1. Oktober 2014 Some new facts on the life of Heinrich Ferdinand Möller Posted In: Allgemein

Heinrich Ferdinand Möller (1745-1798) is known as a German actor and theatre director. Just like Christian Gottlob Neefe and Gustav Friedrich Großmann, he was a member of the troupe of Abel Seyler in the 1770s that performed several times during the year 1778 in Cologne and Bonn. When Seyler’s troupe dissolved in 1779, Neefe went to Bonn and Möller to the margrave’s court at Braunschweig-Schwedt. Little else is known about the rest of his life, only that he was in Nuremberg from 1792 and died 1798 during a journey.

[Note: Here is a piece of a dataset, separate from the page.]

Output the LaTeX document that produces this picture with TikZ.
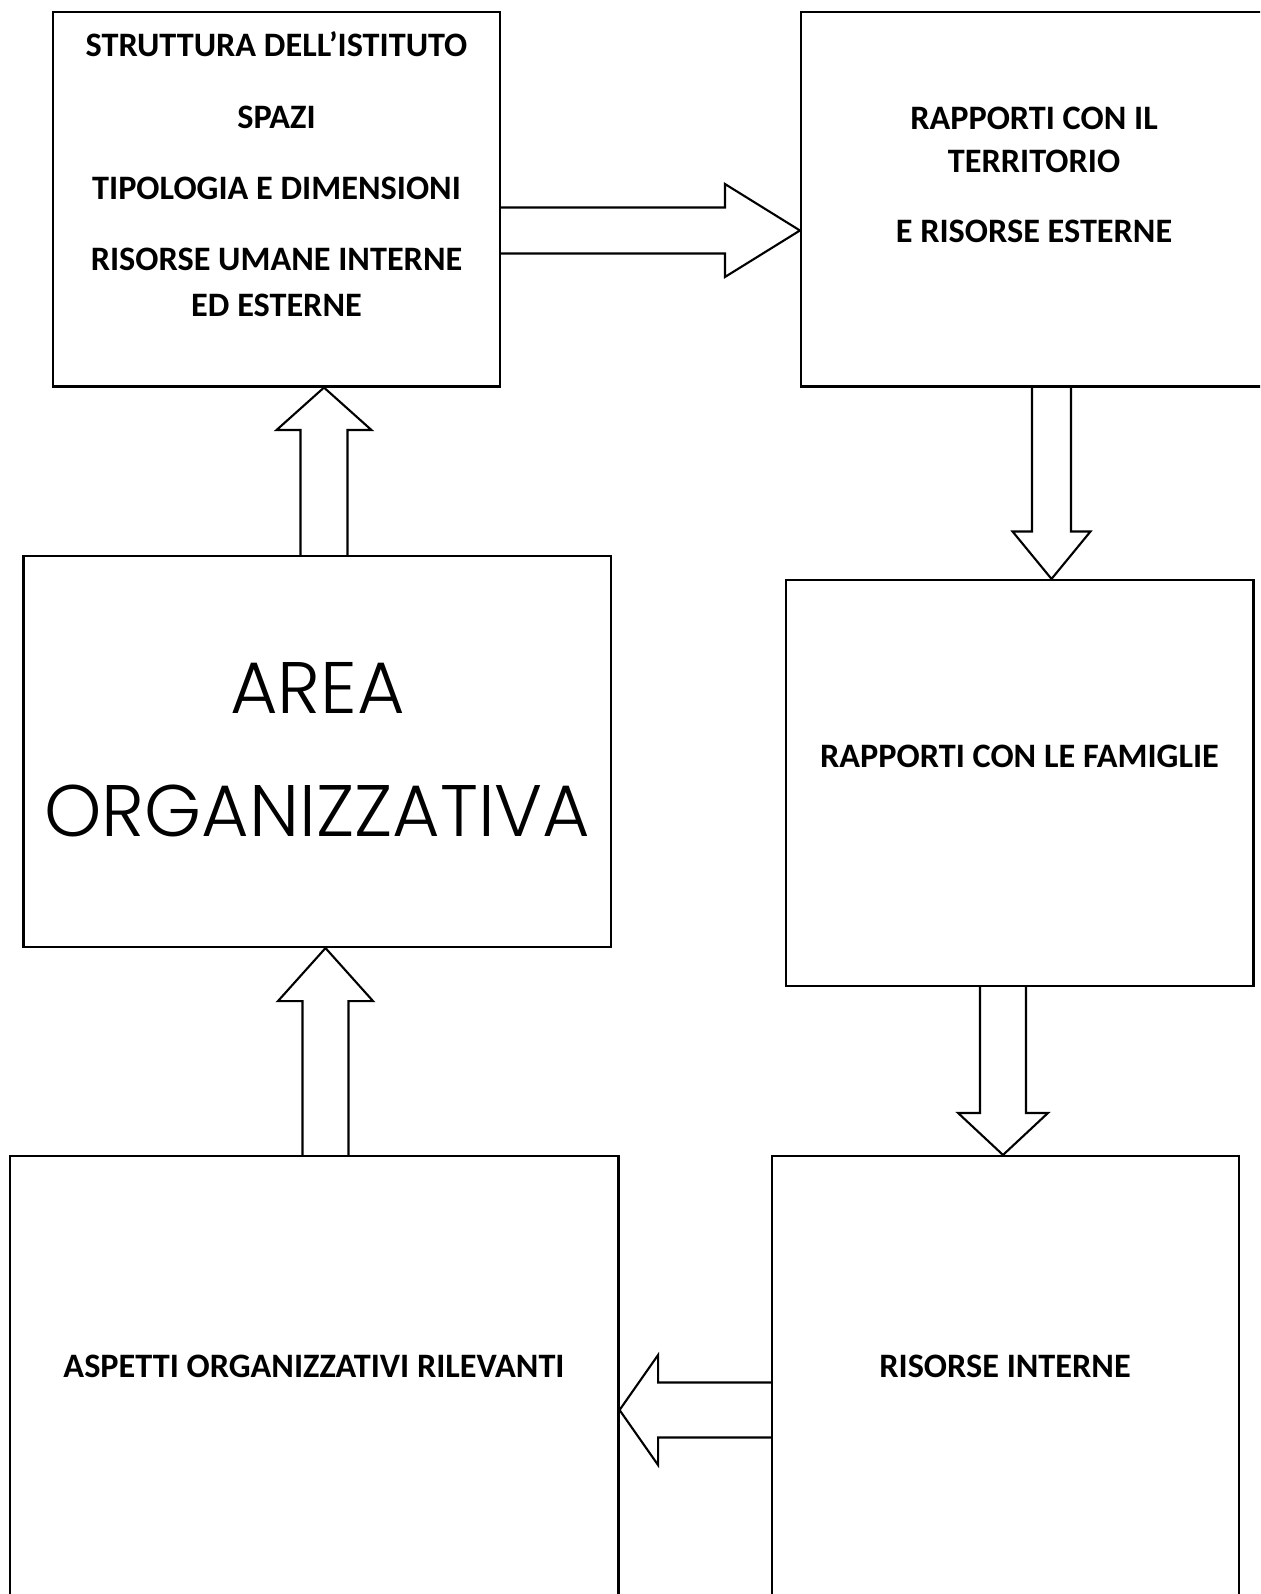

Although it has been essentially unknown until now, Möller seems to have had several connections to the electoral court in Bonn. In Maximilian Franz’s estate in Vienna (HHStA Wien) Möller appears several times:

  1. The first of the documents concerning theatre and music is titled as “Singspiel von Möller” and is an undated libretto.
  2. The estate further contains a proposal of Möller, which includes a draft list of recommendations on how to run a court theatre – but that will be discussed in detail in the next blog entry.
  3. In the document that follows that proposal, Maximilian Franz cancels some kind of employment status with Möller. Unfortunately, there is no date.
  4. When the contract with Steiger and Reicha, directors of the court theatre from 1789, ends in 1794, the troupe of Schmitz in Koblenz offers their service, suggesting Möller as the new director. But the drafted contract would never come to fruition.
  5. Finally: Before the end of Steiger’s and Reicha’s contract, it seemed already clear that the court would not continue to run the theatre in the future. In December 1793, the treasurer of the court receives a directive not to extend the contracts until summer 1794, but to cancel them already in March, some weeks before Easter. Möller is mentioned in a document that lists theatre personnel that should be paid up to Easter, and which includes names of prospective theatre members in Bonn while Schmitz’s troupe would perform (see 4.).

It cannot be said for sure which kind of connections Möller had with Bonn, the electoral court and the theatre there, or what his employment status was, but at least it can be said that there had been one.